Serving Suggestions and Variations for Creamy Steak And Potato Soup

This creamy steak and potato soup can be served with a variety of sides. Consider pairing it with crusty bread for dipping or a simple side salad for a complete meal. For those looking to mix things up, you could add in vegetables like carrots or celery for added nutrition and texture. You can also experiment with different types of cheese or add spices such as paprika for extra flavor. This soup can also be made ahead of time and reheated for a quick meal, making it a great option for busy days.

Serving Suggestions

Frequently Asked Questions About Creamy Steak And Potato Soup

Can I use leftover steak for this recipe?
Absolutely! Leftover steak works great in this soup and saves time in preparation.
How can I store leftovers?
Store leftovers in an airtight container in the refrigerator for up to 3 days. Reheat on the stove over low heat.
Can I freeze this soup?
Yes, this soup freezes well.

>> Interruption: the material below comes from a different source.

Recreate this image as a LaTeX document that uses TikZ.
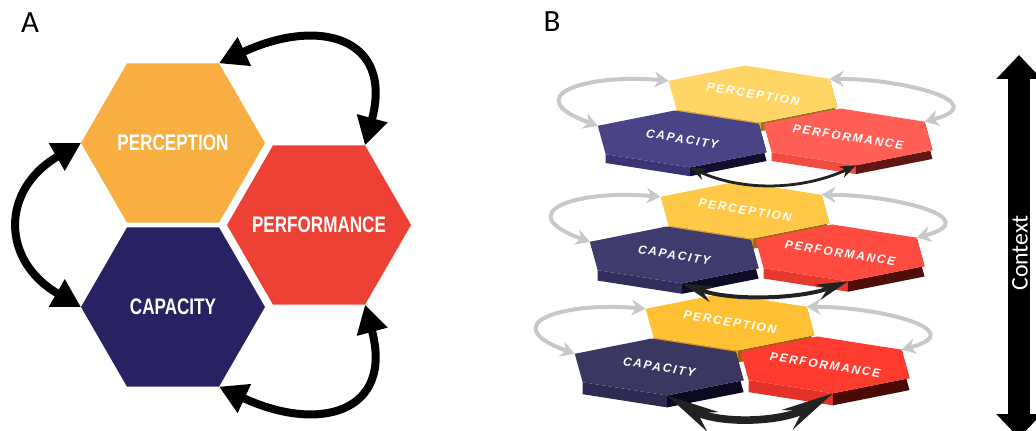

Just make sure to leave out the cheese until you’re ready to serve, as it may change texture when frozen.
Is this soup gluten-free?
No, but you can substitute the flour with a gluten-free alternative to make it gluten-free.

Recipe Stats

  • Prep Time: 15 minutes
  • Cooking Time: 30 minutes
  • Total Time: 45 minutes
  • Calories per Serving: 400
  • Servings: 6
Creamy Steak And Potato Soup Recipe

Creamy Steak And Potato Soup

A comforting and creamy soup featuring tender beef, hearty potatoes, and rich cheddar cheese.
Prep Time 15 minutes
Cook Time 30 minutes
Total Time 45 minutes
Course Soup
Cuisine American
Servings 6 servings
Calories 400 kcal

Equipment

  • Large pot or Dutch oven

Ingredients
  

Main Ingredients

  • 1 tablespoon extra virgin olive oil
  • 1 pound beef (tenderloin, ribeye, flank, or strip steak, cut into bite-sized pieces)
  • Salt, to taste
  • Pepper, to taste
  • 1 cup onion (finely diced from 1 medium onion)
  • 2 cloves garlic (minced)
  • 4 cups beef stock
  • 2 pounds potatoes (cut into 1-inch cubes)
  • 0.5 cup butter
  • 0.5 cup all-purpose flour
  • 3 cups milk
  • 1 cup heavy cream
  • 8 ounces white cheddar cheese (shredded)
  • Green onions (sliced, optional garnish)

Instructions
 

  • In a large pot or Dutch Oven, heat the olive oil over medium heat.
  • Season the beef with salt and pepper, then add it to the hot oil. Cook, stirring occasionally, for about 6-7 minutes, or until the beef is cooked through. Remove the beef with a slotted spoon and set it aside, leaving the juices in the pot.
  • Add the diced onions and minced garlic to the pot with the beef juices. Cook for 2-3 minutes, or until softened.
  • Pour in the beef stock and carefully add the cubed potatoes. Increase the heat to high and bring to a boil. Cook for about 10-12 minutes, or until the potatoes are just fork-tender.
  • Meanwhile, in a separate pot over medium heat, melt the butter. Whisk in the flour until combined and cook for 1-2 minutes, stirring often.
  • Gradually whisk in the milk until smooth.
  • Once the potatoes are fork-tender, pour the hot milk mixture into the pot and stir until thickened, about 3-4 minutes.
  • Add the cooked beef back to the pot along with the heavy cream. Cook until heated through, about 2-3 minutes.
  • Remove the pot from the heat and stir in the shredded white cheddar cheese until melted and well blended. Taste and adjust seasoning as needed.
  • Ladle the soup into bowls and garnish with extra cheese and sliced green onions, if desired.

Notes

For a heartier soup, consider adding vegetables like carrots or celery. This soup can be made ahead of time and reheated for a quick meal.